::: Information supplied :::

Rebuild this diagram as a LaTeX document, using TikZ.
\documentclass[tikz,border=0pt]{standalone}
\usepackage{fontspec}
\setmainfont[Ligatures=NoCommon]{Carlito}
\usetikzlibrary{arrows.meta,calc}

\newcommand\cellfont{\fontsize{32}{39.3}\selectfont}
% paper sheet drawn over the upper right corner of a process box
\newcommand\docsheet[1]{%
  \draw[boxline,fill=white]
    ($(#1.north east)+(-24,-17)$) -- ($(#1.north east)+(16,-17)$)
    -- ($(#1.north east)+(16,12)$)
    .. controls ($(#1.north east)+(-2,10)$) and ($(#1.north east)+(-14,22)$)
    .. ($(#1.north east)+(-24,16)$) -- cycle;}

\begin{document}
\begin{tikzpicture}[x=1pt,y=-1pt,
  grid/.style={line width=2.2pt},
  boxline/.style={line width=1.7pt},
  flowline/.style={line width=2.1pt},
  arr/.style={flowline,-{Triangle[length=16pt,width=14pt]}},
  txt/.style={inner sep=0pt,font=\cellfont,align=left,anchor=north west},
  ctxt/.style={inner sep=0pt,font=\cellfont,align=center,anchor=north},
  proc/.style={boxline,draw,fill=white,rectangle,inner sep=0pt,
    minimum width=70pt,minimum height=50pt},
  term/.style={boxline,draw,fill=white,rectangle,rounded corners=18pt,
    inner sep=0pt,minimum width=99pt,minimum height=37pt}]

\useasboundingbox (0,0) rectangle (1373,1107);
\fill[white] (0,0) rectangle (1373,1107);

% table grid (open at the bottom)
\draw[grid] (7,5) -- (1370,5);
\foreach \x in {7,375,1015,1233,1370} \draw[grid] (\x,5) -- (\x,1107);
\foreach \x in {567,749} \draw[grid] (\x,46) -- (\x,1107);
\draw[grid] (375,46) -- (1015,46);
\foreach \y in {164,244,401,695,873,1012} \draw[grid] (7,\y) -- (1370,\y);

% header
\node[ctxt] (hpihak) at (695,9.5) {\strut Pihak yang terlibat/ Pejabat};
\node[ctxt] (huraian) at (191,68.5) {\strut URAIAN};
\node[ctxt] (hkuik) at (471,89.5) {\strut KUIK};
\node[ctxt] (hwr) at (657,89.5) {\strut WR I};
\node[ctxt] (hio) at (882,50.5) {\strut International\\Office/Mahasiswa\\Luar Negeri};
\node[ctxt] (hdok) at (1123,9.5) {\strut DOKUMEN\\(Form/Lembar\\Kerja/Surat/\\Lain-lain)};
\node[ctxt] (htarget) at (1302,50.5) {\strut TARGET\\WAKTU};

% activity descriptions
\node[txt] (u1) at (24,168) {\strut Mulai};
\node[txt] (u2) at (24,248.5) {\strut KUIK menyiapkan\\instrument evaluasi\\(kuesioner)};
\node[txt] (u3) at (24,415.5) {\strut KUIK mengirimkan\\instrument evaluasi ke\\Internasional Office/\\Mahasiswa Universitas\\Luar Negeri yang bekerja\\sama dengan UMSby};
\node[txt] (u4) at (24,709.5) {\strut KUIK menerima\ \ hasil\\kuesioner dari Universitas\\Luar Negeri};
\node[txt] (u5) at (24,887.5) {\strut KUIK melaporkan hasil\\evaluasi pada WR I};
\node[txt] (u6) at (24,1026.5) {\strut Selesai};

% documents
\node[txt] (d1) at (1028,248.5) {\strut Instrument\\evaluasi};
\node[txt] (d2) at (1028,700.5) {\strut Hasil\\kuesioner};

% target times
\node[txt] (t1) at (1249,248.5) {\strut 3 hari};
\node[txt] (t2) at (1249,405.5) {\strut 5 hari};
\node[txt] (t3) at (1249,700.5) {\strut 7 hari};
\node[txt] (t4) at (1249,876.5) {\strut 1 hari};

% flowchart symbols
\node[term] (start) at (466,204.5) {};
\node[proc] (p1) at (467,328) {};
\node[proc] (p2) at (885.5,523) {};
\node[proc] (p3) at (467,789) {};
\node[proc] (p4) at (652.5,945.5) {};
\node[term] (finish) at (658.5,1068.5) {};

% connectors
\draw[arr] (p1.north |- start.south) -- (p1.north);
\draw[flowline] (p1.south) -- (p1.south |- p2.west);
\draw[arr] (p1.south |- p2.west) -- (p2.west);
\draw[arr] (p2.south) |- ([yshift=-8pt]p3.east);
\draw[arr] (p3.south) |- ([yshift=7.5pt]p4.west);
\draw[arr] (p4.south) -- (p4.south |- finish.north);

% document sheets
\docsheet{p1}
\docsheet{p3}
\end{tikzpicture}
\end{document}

:::

## Directions for this task
Return the listing above word for word.

## Result of this task
Rebuild this diagram as a LaTeX document, using TikZ.
\documentclass[tikz,border=0pt]{standalone}
\usepackage{fontspec}
\setmainfont[Ligatures=NoCommon]{Carlito}
\usetikzlibrary{arrows.meta,calc}

\newcommand\cellfont{\fontsize{32}{39.3}\selectfont}
% paper sheet drawn over the upper right corner of a process box
\newcommand\docsheet[1]{%
  \draw[boxline,fill=white]
    ($(#1.north east)+(-24,-17)$) -- ($(#1.north east)+(16,-17)$)
    -- ($(#1.north east)+(16,12)$)
    .. controls ($(#1.north east)+(-2,10)$) and ($(#1.north east)+(-14,22)$)
    .. ($(#1.north east)+(-24,16)$) -- cycle;}

\begin{document}
\begin{tikzpicture}[x=1pt,y=-1pt,
  grid/.style={line width=2.2pt},
  boxline/.style={line width=1.7pt},
  flowline/.style={line width=2.1pt},
  arr/.style={flowline,-{Triangle[length=16pt,width=14pt]}},
  txt/.style={inner sep=0pt,font=\cellfont,align=left,anchor=north west},
  ctxt/.style={inner sep=0pt,font=\cellfont,align=center,anchor=north},
  proc/.style={boxline,draw,fill=white,rectangle,inner sep=0pt,
    minimum width=70pt,minimum height=50pt},
  term/.style={boxline,draw,fill=white,rectangle,rounded corners=18pt,
    inner sep=0pt,minimum width=99pt,minimum height=37pt}]

\useasboundingbox (0,0) rectangle (1373,1107);
\fill[white] (0,0) rectangle (1373,1107);

% table grid (open at the bottom)
\draw[grid] (7,5) -- (1370,5);
\foreach \x in {7,375,1015,1233,1370} \draw[grid] (\x,5) -- (\x,1107);
\foreach \x in {567,749} \draw[grid] (\x,46) -- (\x,1107);
\draw[grid] (375,46) -- (1015,46);
\foreach \y in {164,244,401,695,873,1012} \draw[grid] (7,\y) -- (1370,\y);

% header
\node[ctxt] (hpihak) at (695,9.5) {\strut Pihak yang terlibat/ Pejabat};
\node[ctxt] (huraian) at (191,68.5) {\strut URAIAN};
\node[ctxt] (hkuik) at (471,89.5) {\strut KUIK};
\node[ctxt] (hwr) at (657,89.5) {\strut WR I};
\node[ctxt] (hio) at (882,50.5) {\strut International\\Office/Mahasiswa\\Luar Negeri};
\node[ctxt] (hdok) at (1123,9.5) {\strut DOKUMEN\\(Form/Lembar\\Kerja/Surat/\\Lain-lain)};
\node[ctxt] (htarget) at (1302,50.5) {\strut TARGET\\WAKTU};

% activity descriptions
\node[txt] (u1) at (24,168) {\strut Mulai};
\node[txt] (u2) at (24,248.5) {\strut KUIK menyiapkan\\instrument evaluasi\\(kuesioner)};
\node[txt] (u3) at (24,415.5) {\strut KUIK mengirimkan\\instrument evaluasi ke\\Internasional Office/\\Mahasiswa Universitas\\Luar Negeri yang bekerja\\sama dengan UMSby};
\node[txt] (u4) at (24,709.5) {\strut KUIK menerima\ \ hasil\\kuesioner dari Universitas\\Luar Negeri};
\node[txt] (u5) at (24,887.5) {\strut KUIK melaporkan hasil\\evaluasi pada WR I};
\node[txt] (u6) at (24,1026.5) {\strut Selesai};

% documents
\node[txt] (d1) at (1028,248.5) {\strut Instrument\\evaluasi};
\node[txt] (d2) at (1028,700.5) {\strut Hasil\\kuesioner};

% target times
\node[txt] (t1) at (1249,248.5) {\strut 3 hari};
\node[txt] (t2) at (1249,405.5) {\strut 5 hari};
\node[txt] (t3) at (1249,700.5) {\strut 7 hari};
\node[txt] (t4) at (1249,876.5) {\strut 1 hari};

% flowchart symbols
\node[term] (start) at (466,204.5) {};
\node[proc] (p1) at (467,328) {};
\node[proc] (p2) at (885.5,523) {};
\node[proc] (p3) at (467,789) {};
\node[proc] (p4) at (652.5,945.5) {};
\node[term] (finish) at (658.5,1068.5) {};

% connectors
\draw[arr] (p1.north |- start.south) -- (p1.north);
\draw[flowline] (p1.south) -- (p1.south |- p2.west);
\draw[arr] (p1.south |- p2.west) -- (p2.west);
\draw[arr] (p2.south) |- ([yshift=-8pt]p3.east);
\draw[arr] (p3.south) |- ([yshift=7.5pt]p4.west);
\draw[arr] (p4.south) -- (p4.south |- finish.north);

% document sheets
\docsheet{p1}
\docsheet{p3}
\end{tikzpicture}
\end{document}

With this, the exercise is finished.